## [Aim of the exercise]
Can you write out the whole listing exactly?

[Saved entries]
————

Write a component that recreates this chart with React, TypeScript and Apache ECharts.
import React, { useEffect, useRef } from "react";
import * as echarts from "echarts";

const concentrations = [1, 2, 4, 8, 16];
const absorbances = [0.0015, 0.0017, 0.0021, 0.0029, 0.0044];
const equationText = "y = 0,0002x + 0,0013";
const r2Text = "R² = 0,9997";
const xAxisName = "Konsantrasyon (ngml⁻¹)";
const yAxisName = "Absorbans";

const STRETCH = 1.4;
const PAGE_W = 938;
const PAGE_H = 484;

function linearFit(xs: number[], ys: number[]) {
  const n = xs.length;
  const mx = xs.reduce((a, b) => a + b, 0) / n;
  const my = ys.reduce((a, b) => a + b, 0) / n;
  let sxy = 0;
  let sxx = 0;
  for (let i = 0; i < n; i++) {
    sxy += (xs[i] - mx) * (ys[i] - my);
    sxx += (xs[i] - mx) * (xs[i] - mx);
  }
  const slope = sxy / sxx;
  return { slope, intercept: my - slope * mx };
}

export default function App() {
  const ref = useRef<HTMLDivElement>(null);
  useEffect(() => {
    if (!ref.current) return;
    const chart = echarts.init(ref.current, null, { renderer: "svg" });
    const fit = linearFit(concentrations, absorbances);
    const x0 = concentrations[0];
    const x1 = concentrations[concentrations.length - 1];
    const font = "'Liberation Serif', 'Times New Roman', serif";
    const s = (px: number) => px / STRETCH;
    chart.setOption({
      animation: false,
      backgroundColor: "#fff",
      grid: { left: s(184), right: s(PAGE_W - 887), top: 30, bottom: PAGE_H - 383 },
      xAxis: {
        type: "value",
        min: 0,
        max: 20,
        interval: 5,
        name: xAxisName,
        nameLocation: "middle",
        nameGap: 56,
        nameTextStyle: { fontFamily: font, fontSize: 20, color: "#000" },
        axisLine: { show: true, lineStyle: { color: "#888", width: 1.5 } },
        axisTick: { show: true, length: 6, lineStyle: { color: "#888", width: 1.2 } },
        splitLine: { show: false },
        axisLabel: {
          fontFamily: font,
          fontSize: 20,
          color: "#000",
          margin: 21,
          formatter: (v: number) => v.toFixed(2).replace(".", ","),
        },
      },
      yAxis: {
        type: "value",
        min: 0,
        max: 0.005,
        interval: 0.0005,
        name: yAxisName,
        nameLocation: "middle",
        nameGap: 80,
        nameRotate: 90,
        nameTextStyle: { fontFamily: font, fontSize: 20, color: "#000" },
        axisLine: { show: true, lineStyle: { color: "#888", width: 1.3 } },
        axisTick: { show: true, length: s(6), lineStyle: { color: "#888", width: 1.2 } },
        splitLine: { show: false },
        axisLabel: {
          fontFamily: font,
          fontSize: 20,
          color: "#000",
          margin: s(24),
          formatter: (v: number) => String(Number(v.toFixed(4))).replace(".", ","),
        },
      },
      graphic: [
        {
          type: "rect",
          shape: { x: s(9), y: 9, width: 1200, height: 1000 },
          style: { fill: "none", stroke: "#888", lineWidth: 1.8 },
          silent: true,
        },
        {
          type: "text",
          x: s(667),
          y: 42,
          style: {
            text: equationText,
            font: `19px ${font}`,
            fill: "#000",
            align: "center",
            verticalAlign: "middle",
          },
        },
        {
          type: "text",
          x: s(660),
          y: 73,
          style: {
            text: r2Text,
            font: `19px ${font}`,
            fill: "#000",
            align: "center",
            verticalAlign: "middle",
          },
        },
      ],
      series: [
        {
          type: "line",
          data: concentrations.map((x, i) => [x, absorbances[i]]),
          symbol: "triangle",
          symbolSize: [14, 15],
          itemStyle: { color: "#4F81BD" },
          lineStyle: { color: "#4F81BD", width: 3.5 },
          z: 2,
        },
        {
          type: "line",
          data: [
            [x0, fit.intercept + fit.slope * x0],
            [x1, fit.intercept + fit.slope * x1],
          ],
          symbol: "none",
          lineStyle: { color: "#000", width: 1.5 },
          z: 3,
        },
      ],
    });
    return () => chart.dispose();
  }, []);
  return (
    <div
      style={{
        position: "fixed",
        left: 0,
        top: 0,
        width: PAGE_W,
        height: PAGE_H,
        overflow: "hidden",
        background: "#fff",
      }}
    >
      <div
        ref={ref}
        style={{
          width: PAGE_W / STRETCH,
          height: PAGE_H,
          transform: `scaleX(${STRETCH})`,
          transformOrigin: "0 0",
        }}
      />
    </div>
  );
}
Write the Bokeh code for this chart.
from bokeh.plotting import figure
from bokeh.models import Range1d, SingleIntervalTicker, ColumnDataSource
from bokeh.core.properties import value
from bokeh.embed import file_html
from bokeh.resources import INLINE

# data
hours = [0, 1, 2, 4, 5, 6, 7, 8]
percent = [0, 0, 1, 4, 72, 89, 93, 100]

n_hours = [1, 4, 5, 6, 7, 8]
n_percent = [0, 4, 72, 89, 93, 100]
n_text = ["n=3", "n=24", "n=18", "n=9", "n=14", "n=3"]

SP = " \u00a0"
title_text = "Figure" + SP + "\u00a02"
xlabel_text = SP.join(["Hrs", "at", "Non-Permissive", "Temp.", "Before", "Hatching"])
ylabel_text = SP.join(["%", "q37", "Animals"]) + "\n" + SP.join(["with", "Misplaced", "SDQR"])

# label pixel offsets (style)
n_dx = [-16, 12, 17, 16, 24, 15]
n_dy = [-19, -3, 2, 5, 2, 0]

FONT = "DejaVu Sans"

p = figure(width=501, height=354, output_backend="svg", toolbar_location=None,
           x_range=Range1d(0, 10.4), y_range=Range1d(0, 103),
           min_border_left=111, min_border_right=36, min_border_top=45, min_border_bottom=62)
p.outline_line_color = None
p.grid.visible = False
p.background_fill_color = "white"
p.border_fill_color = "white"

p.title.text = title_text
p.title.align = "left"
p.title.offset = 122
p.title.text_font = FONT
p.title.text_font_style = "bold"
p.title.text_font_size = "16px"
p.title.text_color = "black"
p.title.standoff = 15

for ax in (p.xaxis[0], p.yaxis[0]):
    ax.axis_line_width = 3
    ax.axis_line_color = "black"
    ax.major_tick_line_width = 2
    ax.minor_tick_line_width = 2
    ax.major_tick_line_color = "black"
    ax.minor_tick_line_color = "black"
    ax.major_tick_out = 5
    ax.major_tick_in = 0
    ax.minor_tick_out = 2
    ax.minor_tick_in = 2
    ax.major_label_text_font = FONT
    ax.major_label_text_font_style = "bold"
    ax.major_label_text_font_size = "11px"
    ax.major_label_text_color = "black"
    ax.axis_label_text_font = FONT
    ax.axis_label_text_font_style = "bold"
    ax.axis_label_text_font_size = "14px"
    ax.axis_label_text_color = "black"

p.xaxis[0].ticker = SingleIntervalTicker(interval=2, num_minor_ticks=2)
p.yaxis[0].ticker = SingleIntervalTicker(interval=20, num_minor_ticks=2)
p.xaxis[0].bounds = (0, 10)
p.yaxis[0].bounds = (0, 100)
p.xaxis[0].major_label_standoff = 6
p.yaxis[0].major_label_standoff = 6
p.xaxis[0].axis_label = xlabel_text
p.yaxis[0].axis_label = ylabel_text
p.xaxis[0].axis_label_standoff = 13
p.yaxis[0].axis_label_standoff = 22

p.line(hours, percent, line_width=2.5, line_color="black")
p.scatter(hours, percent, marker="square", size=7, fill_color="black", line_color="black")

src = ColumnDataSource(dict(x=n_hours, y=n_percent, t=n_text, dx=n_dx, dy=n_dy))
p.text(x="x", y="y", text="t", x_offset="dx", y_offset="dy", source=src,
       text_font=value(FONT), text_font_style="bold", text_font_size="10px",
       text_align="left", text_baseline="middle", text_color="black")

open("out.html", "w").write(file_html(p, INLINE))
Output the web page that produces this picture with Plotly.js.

————

## [Solution to the exercise]
Write a component that recreates this chart with React, TypeScript and Apache ECharts.
import React, { useEffect, useRef } from "react";
import * as echarts from "echarts";

const concentrations = [1, 2, 4, 8, 16];
const absorbances = [0.0015, 0.0017, 0.0021, 0.0029, 0.0044];
const equationText = "y = 0,0002x + 0,0013";
const r2Text = "R² = 0,9997";
const xAxisName = "Konsantrasyon (ngml⁻¹)";
const yAxisName = "Absorbans";

const STRETCH = 1.4;
const PAGE_W = 938;
const PAGE_H = 484;

function linearFit(xs: number[], ys: number[]) {
  const n = xs.length;
  const mx = xs.reduce((a, b) => a + b, 0) / n;
  const my = ys.reduce((a, b) => a + b, 0) / n;
  let sxy = 0;
  let sxx = 0;
  for (let i = 0; i < n; i++) {
    sxy += (xs[i] - mx) * (ys[i] - my);
    sxx += (xs[i] - mx) * (xs[i] - mx);
  }
  const slope = sxy / sxx;
  return { slope, intercept: my - slope * mx };
}

export default function App() {
  const ref = useRef<HTMLDivElement>(null);
  useEffect(() => {
    if (!ref.current) return;
    const chart = echarts.init(ref.current, null, { renderer: "svg" });
    const fit = linearFit(concentrations, absorbances);
    const x0 = concentrations[0];
    const x1 = concentrations[concentrations.length - 1];
    const font = "'Liberation Serif', 'Times New Roman', serif";
    const s = (px: number) => px / STRETCH;
    chart.setOption({
      animation: false,
      backgroundColor: "#fff",
      grid: { left: s(184), right: s(PAGE_W - 887), top: 30, bottom: PAGE_H - 383 },
      xAxis: {
        type: "value",
        min: 0,
        max: 20,
        interval: 5,
        name: xAxisName,
        nameLocation: "middle",
        nameGap: 56,
        nameTextStyle: { fontFamily: font, fontSize: 20, color: "#000" },
        axisLine: { show: true, lineStyle: { color: "#888", width: 1.5 } },
        axisTick: { show: true, length: 6, lineStyle: { color: "#888", width: 1.2 } },
        splitLine: { show: false },
        axisLabel: {
          fontFamily: font,
          fontSize: 20,
          color: "#000",
          margin: 21,
          formatter: (v: number) => v.toFixed(2).replace(".", ","),
        },
      },
      yAxis: {
        type: "value",
        min: 0,
        max: 0.005,
        interval: 0.0005,
        name: yAxisName,
        nameLocation: "middle",
        nameGap: 80,
        nameRotate: 90,
        nameTextStyle: { fontFamily: font, fontSize: 20, color: "#000" },
        axisLine: { show: true, lineStyle: { color: "#888", width: 1.3 } },
        axisTick: { show: true, length: s(6), lineStyle: { color: "#888", width: 1.2 } },
        splitLine: { show: false },
        axisLabel: {
          fontFamily: font,
          fontSize: 20,
          color: "#000",
          margin: s(24),
          formatter: (v: number) => String(Number(v.toFixed(4))).replace(".", ","),
        },
      },
      graphic: [
        {
          type: "rect",
          shape: { x: s(9), y: 9, width: 1200, height: 1000 },
          style: { fill: "none", stroke: "#888", lineWidth: 1.8 },
          silent: true,
        },
        {
          type: "text",
          x: s(667),
          y: 42,
          style: {
            text: equationText,
            font: `19px ${font}`,
            fill: "#000",
            align: "center",
            verticalAlign: "middle",
          },
        },
        {
          type: "text",
          x: s(660),
          y: 73,
          style: {
            text: r2Text,
            font: `19px ${font}`,
            fill: "#000",
            align: "center",
            verticalAlign: "middle",
          },
        },
      ],
      series: [
        {
          type: "line",
          data: concentrations.map((x, i) => [x, absorbances[i]]),
          symbol: "triangle",
          symbolSize: [14, 15],
          itemStyle: { color: "#4F81BD" },
          lineStyle: { color: "#4F81BD", width: 3.5 },
          z: 2,
        },
        {
          type: "line",
          data: [
            [x0, fit.intercept + fit.slope * x0],
            [x1, fit.intercept + fit.slope * x1],
          ],
          symbol: "none",
          lineStyle: { color: "#000", width: 1.5 },
          z: 3,
        },
      ],
    });
    return () => chart.dispose();
  }, []);
  return (
    <div
      style={{
        position: "fixed",
        left: 0,
        top: 0,
        width: PAGE_W,
        height: PAGE_H,
        overflow: "hidden",
        background: "#fff",
      }}
    >
      <div
        ref={ref}
        style={{
          width: PAGE_W / STRETCH,
          height: PAGE_H,
          transform: `scaleX(${STRETCH})`,
          transformOrigin: "0 0",
        }}
      />
    </div>
  );
}
Write the Bokeh code for this chart.
from bokeh.plotting import figure
from bokeh.models import Range1d, SingleIntervalTicker, ColumnDataSource
from bokeh.core.properties import value
from bokeh.embed import file_html
from bokeh.resources import INLINE

# data
hours = [0, 1, 2, 4, 5, 6, 7, 8]
percent = [0, 0, 1, 4, 72, 89, 93, 100]

n_hours = [1, 4, 5, 6, 7, 8]
n_percent = [0, 4, 72, 89, 93, 100]
n_text = ["n=3", "n=24", "n=18", "n=9", "n=14", "n=3"]

SP = " \u00a0"
title_text = "Figure" + SP + "\u00a02"
xlabel_text = SP.join(["Hrs", "at", "Non-Permissive", "Temp.", "Before", "Hatching"])
ylabel_text = SP.join(["%", "q37", "Animals"]) + "\n" + SP.join(["with", "Misplaced", "SDQR"])

# label pixel offsets (style)
n_dx = [-16, 12, 17, 16, 24, 15]
n_dy = [-19, -3, 2, 5, 2, 0]

FONT = "DejaVu Sans"

p = figure(width=501, height=354, output_backend="svg", toolbar_location=None,
           x_range=Range1d(0, 10.4), y_range=Range1d(0, 103),
           min_border_left=111, min_border_right=36, min_border_top=45, min_border_bottom=62)
p.outline_line_color = None
p.grid.visible = False
p.background_fill_color = "white"
p.border_fill_color = "white"

p.title.text = title_text
p.title.align = "left"
p.title.offset = 122
p.title.text_font = FONT
p.title.text_font_style = "bold"
p.title.text_font_size = "16px"
p.title.text_color = "black"
p.title.standoff = 15

for ax in (p.xaxis[0], p.yaxis[0]):
    ax.axis_line_width = 3
    ax.axis_line_color = "black"
    ax.major_tick_line_width = 2
    ax.minor_tick_line_width = 2
    ax.major_tick_line_color = "black"
    ax.minor_tick_line_color = "black"
    ax.major_tick_out = 5
    ax.major_tick_in = 0
    ax.minor_tick_out = 2
    ax.minor_tick_in = 2
    ax.major_label_text_font = FONT
    ax.major_label_text_font_style = "bold"
    ax.major_label_text_font_size = "11px"
    ax.major_label_text_color = "black"
    ax.axis_label_text_font = FONT
    ax.axis_label_text_font_style = "bold"
    ax.axis_label_text_font_size = "14px"
    ax.axis_label_text_color = "black"

p.xaxis[0].ticker = SingleIntervalTicker(interval=2, num_minor_ticks=2)
p.yaxis[0].ticker = SingleIntervalTicker(interval=20, num_minor_ticks=2)
p.xaxis[0].bounds = (0, 10)
p.yaxis[0].bounds = (0, 100)
p.xaxis[0].major_label_standoff = 6
p.yaxis[0].major_label_standoff = 6
p.xaxis[0].axis_label = xlabel_text
p.yaxis[0].axis_label = ylabel_text
p.xaxis[0].axis_label_standoff = 13
p.yaxis[0].axis_label_standoff = 22

p.line(hours, percent, line_width=2.5, line_color="black")
p.scatter(hours, percent, marker="square", size=7, fill_color="black", line_color="black")

src = ColumnDataSource(dict(x=n_hours, y=n_percent, t=n_text, dx=n_dx, dy=n_dy))
p.text(x="x", y="y", text="t", x_offset="dx", y_offset="dy", source=src,
       text_font=value(FONT), text_font_style="bold", text_font_size="10px",
       text_align="left", text_baseline="middle", text_color="black")

open("out.html", "w").write(file_html(p, INLINE))
Output the web page that produces this picture with Plotly.js.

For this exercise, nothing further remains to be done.